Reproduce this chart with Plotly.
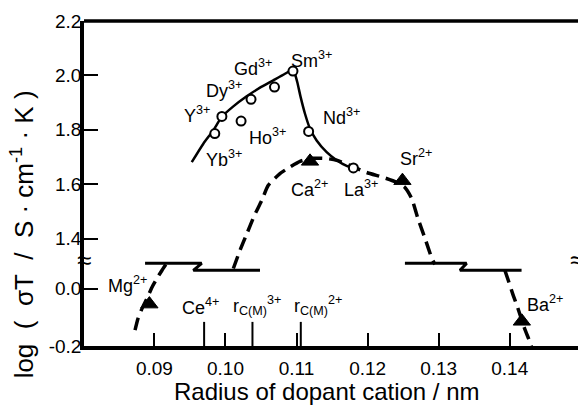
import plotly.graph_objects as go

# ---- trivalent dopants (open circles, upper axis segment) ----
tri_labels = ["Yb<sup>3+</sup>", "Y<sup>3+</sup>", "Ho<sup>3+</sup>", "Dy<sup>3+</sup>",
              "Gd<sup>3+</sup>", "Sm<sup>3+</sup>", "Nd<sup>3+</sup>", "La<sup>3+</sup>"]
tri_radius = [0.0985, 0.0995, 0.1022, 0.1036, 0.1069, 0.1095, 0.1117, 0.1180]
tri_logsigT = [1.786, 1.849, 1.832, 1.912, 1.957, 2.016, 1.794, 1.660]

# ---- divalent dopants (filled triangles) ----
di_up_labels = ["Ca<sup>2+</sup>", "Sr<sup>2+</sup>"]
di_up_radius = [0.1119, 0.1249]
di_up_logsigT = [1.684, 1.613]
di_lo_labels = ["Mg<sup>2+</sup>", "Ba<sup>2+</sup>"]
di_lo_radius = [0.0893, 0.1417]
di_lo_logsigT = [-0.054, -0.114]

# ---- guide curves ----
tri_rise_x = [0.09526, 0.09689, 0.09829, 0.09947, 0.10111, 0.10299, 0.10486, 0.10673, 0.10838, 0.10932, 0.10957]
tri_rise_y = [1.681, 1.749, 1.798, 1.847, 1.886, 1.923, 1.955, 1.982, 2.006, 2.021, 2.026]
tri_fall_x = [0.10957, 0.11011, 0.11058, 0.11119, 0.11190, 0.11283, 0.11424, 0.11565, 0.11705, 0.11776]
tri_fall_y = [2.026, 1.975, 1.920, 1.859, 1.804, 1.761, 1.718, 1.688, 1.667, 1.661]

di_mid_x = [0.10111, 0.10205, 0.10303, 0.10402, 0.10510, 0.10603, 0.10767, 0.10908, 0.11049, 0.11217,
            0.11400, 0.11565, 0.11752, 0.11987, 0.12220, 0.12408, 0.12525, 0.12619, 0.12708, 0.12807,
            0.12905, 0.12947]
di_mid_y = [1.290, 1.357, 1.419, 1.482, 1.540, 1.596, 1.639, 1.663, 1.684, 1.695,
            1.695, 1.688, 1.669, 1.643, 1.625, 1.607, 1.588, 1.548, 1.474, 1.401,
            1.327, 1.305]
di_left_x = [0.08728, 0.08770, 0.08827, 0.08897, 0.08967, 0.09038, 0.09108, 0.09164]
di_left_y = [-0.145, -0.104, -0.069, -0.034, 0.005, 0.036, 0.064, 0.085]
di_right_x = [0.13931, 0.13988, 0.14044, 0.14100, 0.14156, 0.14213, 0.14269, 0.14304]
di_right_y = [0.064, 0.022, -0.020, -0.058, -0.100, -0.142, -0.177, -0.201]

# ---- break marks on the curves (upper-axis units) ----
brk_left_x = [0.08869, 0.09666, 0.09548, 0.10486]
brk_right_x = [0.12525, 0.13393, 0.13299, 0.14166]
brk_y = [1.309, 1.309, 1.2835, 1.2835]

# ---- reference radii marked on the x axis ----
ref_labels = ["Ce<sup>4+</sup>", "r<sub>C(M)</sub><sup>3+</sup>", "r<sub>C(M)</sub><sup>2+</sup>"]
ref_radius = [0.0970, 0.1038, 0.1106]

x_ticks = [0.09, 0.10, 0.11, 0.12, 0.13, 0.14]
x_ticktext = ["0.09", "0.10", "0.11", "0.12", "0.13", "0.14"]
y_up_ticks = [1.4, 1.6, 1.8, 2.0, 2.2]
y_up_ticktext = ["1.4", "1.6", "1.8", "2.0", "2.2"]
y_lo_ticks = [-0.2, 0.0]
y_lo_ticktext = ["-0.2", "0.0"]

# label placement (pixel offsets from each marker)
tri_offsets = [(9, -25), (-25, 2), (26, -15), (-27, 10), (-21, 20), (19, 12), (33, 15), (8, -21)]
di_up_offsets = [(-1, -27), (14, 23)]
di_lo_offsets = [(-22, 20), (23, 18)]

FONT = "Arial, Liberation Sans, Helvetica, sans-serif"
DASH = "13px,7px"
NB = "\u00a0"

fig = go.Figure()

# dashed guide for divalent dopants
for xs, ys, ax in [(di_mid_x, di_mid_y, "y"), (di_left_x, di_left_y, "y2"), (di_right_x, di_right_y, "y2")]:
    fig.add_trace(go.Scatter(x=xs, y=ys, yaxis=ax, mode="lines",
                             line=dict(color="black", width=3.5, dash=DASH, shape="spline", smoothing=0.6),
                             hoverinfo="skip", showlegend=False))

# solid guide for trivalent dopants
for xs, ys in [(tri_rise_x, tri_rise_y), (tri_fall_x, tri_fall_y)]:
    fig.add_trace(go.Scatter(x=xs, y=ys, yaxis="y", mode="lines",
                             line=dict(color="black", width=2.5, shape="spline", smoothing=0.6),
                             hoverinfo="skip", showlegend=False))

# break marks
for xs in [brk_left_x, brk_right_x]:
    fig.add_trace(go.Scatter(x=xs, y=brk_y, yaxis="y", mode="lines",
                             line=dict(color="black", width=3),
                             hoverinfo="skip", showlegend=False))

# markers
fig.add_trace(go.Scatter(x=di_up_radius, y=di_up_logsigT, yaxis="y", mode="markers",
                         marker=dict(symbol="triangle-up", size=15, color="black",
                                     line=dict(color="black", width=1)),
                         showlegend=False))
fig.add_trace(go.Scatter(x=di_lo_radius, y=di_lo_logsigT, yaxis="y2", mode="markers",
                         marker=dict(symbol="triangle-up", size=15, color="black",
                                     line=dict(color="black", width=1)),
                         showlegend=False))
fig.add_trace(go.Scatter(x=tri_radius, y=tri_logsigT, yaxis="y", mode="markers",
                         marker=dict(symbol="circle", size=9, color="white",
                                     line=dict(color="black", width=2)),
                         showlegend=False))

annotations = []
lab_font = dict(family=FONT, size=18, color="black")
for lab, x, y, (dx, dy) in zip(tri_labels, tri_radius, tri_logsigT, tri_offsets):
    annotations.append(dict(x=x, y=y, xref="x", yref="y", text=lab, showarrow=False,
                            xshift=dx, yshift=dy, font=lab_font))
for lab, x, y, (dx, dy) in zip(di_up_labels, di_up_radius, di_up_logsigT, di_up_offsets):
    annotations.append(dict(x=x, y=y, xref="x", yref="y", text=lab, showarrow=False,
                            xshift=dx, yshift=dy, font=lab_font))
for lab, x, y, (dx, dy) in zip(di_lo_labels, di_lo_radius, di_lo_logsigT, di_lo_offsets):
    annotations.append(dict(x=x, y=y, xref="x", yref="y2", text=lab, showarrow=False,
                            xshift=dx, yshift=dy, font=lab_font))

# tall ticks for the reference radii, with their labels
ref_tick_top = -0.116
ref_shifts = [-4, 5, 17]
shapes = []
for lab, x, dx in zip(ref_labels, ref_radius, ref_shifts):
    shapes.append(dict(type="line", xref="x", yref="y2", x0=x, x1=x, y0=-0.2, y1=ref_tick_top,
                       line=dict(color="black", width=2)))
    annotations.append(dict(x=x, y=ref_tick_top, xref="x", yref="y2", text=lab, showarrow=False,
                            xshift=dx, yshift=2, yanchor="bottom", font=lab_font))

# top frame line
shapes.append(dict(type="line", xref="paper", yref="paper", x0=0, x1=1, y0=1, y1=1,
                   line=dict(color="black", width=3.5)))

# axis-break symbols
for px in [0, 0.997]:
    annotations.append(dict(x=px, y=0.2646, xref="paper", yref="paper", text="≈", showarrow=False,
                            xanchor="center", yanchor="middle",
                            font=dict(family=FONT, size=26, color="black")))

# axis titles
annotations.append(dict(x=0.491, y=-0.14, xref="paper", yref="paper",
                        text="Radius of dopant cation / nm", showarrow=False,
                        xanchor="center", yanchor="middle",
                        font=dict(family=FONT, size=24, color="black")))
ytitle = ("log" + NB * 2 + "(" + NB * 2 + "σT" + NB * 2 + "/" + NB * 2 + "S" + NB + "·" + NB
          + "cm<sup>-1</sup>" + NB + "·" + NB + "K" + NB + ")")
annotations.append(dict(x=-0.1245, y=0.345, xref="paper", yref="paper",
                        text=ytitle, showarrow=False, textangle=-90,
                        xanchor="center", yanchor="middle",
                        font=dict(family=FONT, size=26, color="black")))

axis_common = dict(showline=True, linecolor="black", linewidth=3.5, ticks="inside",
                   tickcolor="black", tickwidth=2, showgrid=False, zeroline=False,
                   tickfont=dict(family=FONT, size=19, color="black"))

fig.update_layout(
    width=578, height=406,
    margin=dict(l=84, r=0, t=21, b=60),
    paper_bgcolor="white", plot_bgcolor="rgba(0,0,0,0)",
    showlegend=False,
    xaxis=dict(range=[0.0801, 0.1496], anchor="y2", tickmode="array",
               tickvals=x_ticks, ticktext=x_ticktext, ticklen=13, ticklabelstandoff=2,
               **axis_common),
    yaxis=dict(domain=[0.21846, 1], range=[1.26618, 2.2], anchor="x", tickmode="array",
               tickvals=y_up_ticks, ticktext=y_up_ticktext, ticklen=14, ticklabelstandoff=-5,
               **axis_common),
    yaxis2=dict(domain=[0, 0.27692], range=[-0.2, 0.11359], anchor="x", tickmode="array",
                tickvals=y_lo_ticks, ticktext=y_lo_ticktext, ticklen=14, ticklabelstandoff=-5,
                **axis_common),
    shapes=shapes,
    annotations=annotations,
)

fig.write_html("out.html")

> Task objective:
Would you reproduce the lines above, from the very first through the line containing "di_lo_logsigT = [-0.054, -0.114]", exactly and without the pictures?

> Result for this exercise:
Reproduce this chart with Plotly.
import plotly.graph_objects as go

# ---- trivalent dopants (open circles, upper axis segment) ----
tri_labels = ["Yb<sup>3+</sup>", "Y<sup>3+</sup>", "Ho<sup>3+</sup>", "Dy<sup>3+</sup>",
              "Gd<sup>3+</sup>", "Sm<sup>3+</sup>", "Nd<sup>3+</sup>", "La<sup>3+</sup>"]
tri_radius = [0.0985, 0.0995, 0.1022, 0.1036, 0.1069, 0.1095, 0.1117, 0.1180]
tri_logsigT = [1.786, 1.849, 1.832, 1.912, 1.957, 2.016, 1.794, 1.660]

# ---- divalent dopants (filled triangles) ----
di_up_labels = ["Ca<sup>2+</sup>", "Sr<sup>2+</sup>"]
di_up_radius = [0.1119, 0.1249]
di_up_logsigT = [1.684, 1.613]
di_lo_labels = ["Mg<sup>2+</sup>", "Ba<sup>2+</sup>"]
di_lo_radius = [0.0893, 0.1417]
di_lo_logsigT = [-0.054, -0.114]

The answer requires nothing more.